:: PROBLEM STATEMENT ::
Starting at the line containing "Emit a Python" and ending at the line containing "5.464], nice=False, zero=False)", reproduce each line exactly as written, with both end lines included and all pictures omitted.

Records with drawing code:
◆ ◆ ◆
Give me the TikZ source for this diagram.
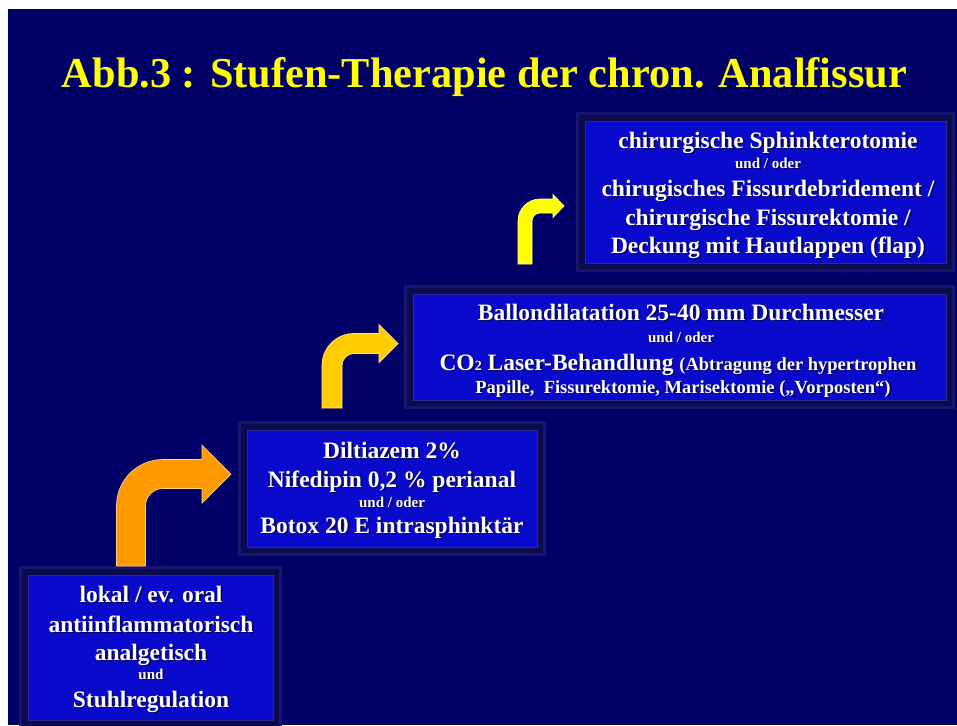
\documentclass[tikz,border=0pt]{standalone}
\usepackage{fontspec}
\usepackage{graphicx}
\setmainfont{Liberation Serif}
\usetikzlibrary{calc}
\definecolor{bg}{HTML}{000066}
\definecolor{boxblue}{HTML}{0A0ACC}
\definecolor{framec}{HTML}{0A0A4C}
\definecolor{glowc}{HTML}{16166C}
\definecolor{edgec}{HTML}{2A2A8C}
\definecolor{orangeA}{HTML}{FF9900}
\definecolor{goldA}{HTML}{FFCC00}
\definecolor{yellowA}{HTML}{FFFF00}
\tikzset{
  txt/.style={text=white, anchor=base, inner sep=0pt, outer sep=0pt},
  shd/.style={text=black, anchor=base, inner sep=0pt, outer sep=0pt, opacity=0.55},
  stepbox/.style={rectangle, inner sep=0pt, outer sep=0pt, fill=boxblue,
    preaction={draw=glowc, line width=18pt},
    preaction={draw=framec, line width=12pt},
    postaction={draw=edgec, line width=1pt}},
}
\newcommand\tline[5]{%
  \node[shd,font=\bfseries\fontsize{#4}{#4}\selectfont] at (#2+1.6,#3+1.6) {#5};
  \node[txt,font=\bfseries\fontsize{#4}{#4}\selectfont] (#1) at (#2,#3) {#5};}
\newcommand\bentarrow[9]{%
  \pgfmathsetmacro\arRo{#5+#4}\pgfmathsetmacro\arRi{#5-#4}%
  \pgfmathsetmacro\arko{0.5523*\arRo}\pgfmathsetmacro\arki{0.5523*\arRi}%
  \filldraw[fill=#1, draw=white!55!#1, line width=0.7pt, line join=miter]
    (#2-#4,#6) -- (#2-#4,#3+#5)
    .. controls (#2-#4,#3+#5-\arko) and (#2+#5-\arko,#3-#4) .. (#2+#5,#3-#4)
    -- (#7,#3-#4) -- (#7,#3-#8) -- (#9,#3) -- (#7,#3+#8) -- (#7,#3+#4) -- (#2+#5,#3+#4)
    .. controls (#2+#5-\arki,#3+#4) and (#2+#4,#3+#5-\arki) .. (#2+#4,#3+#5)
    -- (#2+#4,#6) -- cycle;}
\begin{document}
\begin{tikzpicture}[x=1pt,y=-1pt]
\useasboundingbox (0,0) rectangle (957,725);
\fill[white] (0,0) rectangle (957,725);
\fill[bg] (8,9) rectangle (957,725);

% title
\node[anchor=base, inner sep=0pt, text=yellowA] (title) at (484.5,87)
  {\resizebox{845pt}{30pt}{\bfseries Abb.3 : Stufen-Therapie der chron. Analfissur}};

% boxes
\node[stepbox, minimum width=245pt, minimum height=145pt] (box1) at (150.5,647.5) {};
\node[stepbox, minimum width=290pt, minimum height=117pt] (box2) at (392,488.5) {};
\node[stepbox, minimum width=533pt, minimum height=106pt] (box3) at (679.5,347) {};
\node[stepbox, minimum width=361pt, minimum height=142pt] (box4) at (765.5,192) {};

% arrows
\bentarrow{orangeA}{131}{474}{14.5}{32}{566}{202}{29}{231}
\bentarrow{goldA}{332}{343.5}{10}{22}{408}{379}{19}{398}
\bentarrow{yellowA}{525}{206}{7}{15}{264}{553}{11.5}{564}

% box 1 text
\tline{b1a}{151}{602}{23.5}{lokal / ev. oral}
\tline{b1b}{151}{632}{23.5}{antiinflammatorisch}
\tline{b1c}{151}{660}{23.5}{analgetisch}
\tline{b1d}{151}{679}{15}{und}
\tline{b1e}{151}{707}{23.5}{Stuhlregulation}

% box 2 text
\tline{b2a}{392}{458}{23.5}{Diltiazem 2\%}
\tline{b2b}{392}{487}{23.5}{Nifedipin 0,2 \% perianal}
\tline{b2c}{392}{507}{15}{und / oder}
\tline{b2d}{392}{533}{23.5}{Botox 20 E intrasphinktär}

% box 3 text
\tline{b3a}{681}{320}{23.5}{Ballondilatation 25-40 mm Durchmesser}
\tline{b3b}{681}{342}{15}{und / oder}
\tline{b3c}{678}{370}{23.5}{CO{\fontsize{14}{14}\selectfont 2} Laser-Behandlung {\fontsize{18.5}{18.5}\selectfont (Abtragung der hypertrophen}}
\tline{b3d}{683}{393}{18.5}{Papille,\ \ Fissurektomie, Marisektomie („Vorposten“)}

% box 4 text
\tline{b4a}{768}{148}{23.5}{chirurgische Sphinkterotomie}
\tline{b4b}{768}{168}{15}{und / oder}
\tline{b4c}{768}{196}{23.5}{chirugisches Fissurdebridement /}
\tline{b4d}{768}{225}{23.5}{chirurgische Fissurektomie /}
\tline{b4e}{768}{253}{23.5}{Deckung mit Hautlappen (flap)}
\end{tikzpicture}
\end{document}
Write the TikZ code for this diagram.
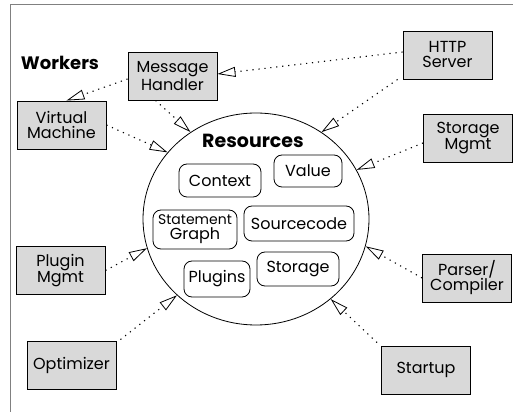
◆ ◆ ◆
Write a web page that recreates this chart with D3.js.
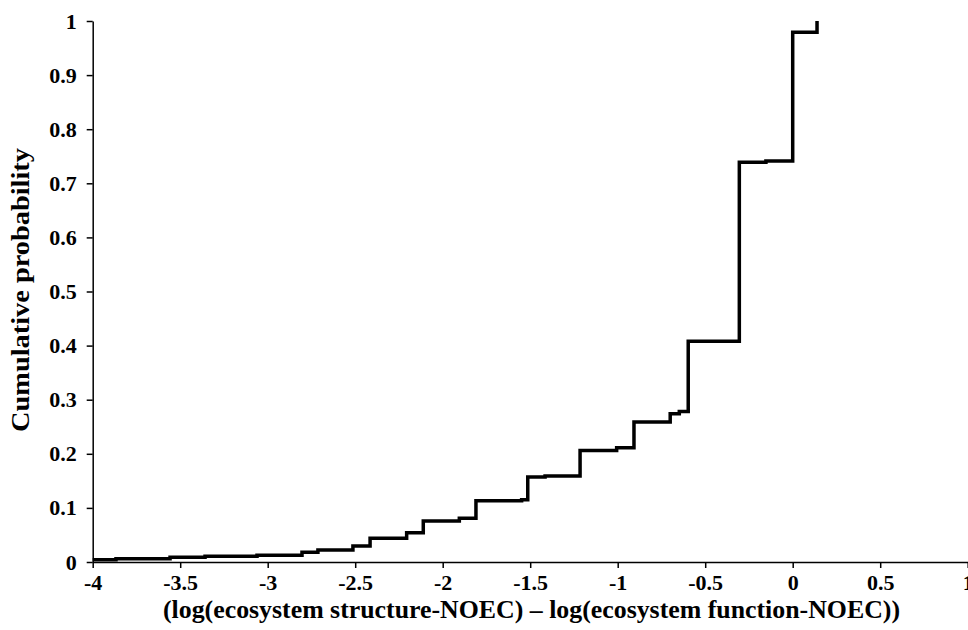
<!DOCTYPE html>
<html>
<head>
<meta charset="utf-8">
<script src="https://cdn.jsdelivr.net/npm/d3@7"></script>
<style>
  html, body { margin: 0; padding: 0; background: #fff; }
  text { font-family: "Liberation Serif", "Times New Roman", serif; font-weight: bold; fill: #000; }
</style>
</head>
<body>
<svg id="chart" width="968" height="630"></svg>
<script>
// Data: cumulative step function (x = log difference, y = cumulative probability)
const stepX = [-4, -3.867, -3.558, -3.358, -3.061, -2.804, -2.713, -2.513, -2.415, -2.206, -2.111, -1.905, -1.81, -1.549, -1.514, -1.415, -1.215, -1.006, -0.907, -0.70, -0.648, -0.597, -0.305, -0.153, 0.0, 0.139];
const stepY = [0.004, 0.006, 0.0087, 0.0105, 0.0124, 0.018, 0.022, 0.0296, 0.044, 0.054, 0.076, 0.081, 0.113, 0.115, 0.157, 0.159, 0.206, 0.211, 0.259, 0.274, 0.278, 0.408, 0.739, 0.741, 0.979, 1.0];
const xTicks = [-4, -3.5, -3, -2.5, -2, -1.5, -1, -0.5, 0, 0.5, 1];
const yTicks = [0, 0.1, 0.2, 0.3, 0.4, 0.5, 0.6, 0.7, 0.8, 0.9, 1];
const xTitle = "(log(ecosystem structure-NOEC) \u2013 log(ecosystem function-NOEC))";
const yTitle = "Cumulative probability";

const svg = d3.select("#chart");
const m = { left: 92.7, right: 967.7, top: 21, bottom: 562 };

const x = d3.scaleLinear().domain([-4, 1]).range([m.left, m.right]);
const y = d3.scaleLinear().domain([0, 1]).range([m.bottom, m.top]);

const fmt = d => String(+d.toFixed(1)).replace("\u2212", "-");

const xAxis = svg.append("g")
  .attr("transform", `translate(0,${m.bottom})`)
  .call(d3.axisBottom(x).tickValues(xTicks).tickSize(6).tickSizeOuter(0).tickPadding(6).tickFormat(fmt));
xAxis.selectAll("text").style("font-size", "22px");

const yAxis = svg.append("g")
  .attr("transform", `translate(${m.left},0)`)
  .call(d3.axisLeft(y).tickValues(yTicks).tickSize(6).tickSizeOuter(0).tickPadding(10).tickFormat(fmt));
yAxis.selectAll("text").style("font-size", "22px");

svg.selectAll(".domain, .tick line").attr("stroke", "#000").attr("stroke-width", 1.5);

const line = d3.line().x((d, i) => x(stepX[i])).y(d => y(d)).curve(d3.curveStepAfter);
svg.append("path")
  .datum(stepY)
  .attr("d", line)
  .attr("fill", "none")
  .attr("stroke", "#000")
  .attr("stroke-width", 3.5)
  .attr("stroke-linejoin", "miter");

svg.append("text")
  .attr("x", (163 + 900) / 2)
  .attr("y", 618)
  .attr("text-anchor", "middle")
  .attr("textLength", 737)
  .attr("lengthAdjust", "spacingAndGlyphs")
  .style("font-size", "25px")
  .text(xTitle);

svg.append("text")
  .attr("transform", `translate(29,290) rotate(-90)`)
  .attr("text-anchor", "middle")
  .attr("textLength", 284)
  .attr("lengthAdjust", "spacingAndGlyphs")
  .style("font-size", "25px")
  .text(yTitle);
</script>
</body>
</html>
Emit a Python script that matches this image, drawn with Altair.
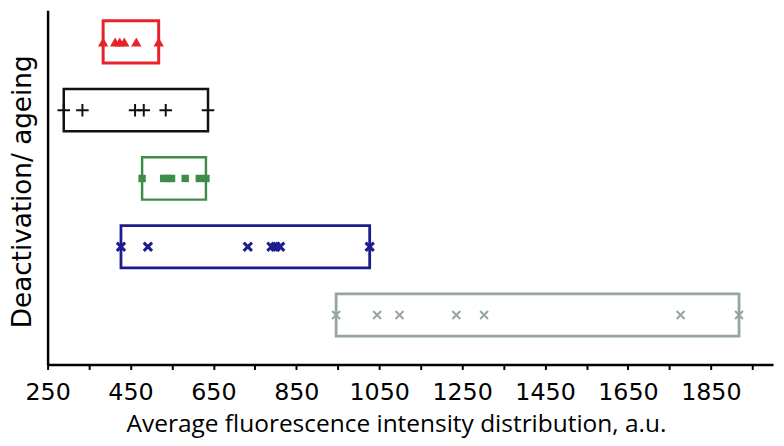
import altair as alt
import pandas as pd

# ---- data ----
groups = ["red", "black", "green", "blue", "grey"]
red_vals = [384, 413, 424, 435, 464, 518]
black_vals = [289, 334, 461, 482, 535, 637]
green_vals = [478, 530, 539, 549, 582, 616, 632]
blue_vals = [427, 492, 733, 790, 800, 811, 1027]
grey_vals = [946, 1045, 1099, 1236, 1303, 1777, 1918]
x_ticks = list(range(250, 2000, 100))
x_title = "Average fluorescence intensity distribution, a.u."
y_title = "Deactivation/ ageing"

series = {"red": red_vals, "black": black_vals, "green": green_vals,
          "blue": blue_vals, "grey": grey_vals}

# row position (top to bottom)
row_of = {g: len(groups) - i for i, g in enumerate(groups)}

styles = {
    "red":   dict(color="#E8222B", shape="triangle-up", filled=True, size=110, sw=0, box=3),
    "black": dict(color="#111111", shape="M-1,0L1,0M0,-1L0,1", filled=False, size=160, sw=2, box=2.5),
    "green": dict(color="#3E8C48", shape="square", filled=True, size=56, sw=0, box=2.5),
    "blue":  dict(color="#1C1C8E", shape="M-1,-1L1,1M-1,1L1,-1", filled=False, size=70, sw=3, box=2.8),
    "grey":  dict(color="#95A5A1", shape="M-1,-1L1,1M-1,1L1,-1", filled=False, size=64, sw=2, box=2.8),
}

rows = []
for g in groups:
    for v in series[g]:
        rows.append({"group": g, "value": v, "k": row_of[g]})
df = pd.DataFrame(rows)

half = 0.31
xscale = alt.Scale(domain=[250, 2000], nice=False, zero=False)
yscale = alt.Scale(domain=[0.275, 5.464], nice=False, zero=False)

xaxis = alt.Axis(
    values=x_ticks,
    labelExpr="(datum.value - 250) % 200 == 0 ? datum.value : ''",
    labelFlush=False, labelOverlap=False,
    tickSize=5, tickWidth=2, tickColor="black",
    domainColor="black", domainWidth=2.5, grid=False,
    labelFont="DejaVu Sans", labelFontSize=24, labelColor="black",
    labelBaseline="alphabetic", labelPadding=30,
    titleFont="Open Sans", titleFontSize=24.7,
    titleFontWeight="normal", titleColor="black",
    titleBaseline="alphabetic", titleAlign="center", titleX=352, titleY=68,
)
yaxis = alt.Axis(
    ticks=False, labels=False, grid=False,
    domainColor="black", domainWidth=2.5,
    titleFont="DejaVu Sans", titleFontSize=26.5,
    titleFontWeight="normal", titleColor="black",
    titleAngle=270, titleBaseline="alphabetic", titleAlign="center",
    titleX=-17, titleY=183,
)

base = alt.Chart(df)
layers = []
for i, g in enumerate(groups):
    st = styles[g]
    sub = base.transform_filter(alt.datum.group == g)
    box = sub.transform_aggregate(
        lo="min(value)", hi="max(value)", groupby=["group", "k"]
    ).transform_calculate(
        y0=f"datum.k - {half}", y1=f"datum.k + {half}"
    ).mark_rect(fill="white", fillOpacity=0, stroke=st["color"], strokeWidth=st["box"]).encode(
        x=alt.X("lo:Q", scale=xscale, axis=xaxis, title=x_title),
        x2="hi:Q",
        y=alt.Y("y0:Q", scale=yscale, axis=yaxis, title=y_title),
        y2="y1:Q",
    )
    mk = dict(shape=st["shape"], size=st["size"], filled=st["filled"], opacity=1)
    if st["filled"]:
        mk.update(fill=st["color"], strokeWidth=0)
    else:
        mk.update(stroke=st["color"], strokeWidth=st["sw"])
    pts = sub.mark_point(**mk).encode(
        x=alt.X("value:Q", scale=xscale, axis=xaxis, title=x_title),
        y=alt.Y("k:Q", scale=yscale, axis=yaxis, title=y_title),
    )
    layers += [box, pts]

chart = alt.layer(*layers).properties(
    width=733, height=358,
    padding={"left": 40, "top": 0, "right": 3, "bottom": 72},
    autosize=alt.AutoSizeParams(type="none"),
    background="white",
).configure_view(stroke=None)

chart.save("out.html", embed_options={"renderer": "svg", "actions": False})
◆ ◆ ◆
:: EXERCISE ANSWER ::
Emit a Python script that matches this image, drawn with Altair.
import altair as alt
import pandas as pd

# ---- data ----
groups = ["red", "black", "green", "blue", "grey"]
red_vals = [384, 413, 424, 435, 464, 518]
black_vals = [289, 334, 461, 482, 535, 637]
green_vals = [478, 530, 539, 549, 582, 616, 632]
blue_vals = [427, 492, 733, 790, 800, 811, 1027]
grey_vals = [946, 1045, 1099, 1236, 1303, 1777, 1918]
x_ticks = list(range(250, 2000, 100))
x_title = "Average fluorescence intensity distribution, a.u."
y_title = "Deactivation/ ageing"

series = {"red": red_vals, "black": black_vals, "green": green_vals,
          "blue": blue_vals, "grey": grey_vals}

# row position (top to bottom)
row_of = {g: len(groups) - i for i, g in enumerate(groups)}

styles = {
    "red":   dict(color="#E8222B", shape="triangle-up", filled=True, size=110, sw=0, box=3),
    "black": dict(color="#111111", shape="M-1,0L1,0M0,-1L0,1", filled=False, size=160, sw=2, box=2.5),
    "green": dict(color="#3E8C48", shape="square", filled=True, size=56, sw=0, box=2.5),
    "blue":  dict(color="#1C1C8E", shape="M-1,-1L1,1M-1,1L1,-1", filled=False, size=70, sw=3, box=2.8),
    "grey":  dict(color="#95A5A1", shape="M-1,-1L1,1M-1,1L1,-1", filled=False, size=64, sw=2, box=2.8),
}

rows = []
for g in groups:
    for v in series[g]:
        rows.append({"group": g, "value": v, "k": row_of[g]})
df = pd.DataFrame(rows)

half = 0.31
xscale = alt.Scale(domain=[250, 2000], nice=False, zero=False)
yscale = alt.Scale(domain=[0.275, 5.464], nice=False, zero=False)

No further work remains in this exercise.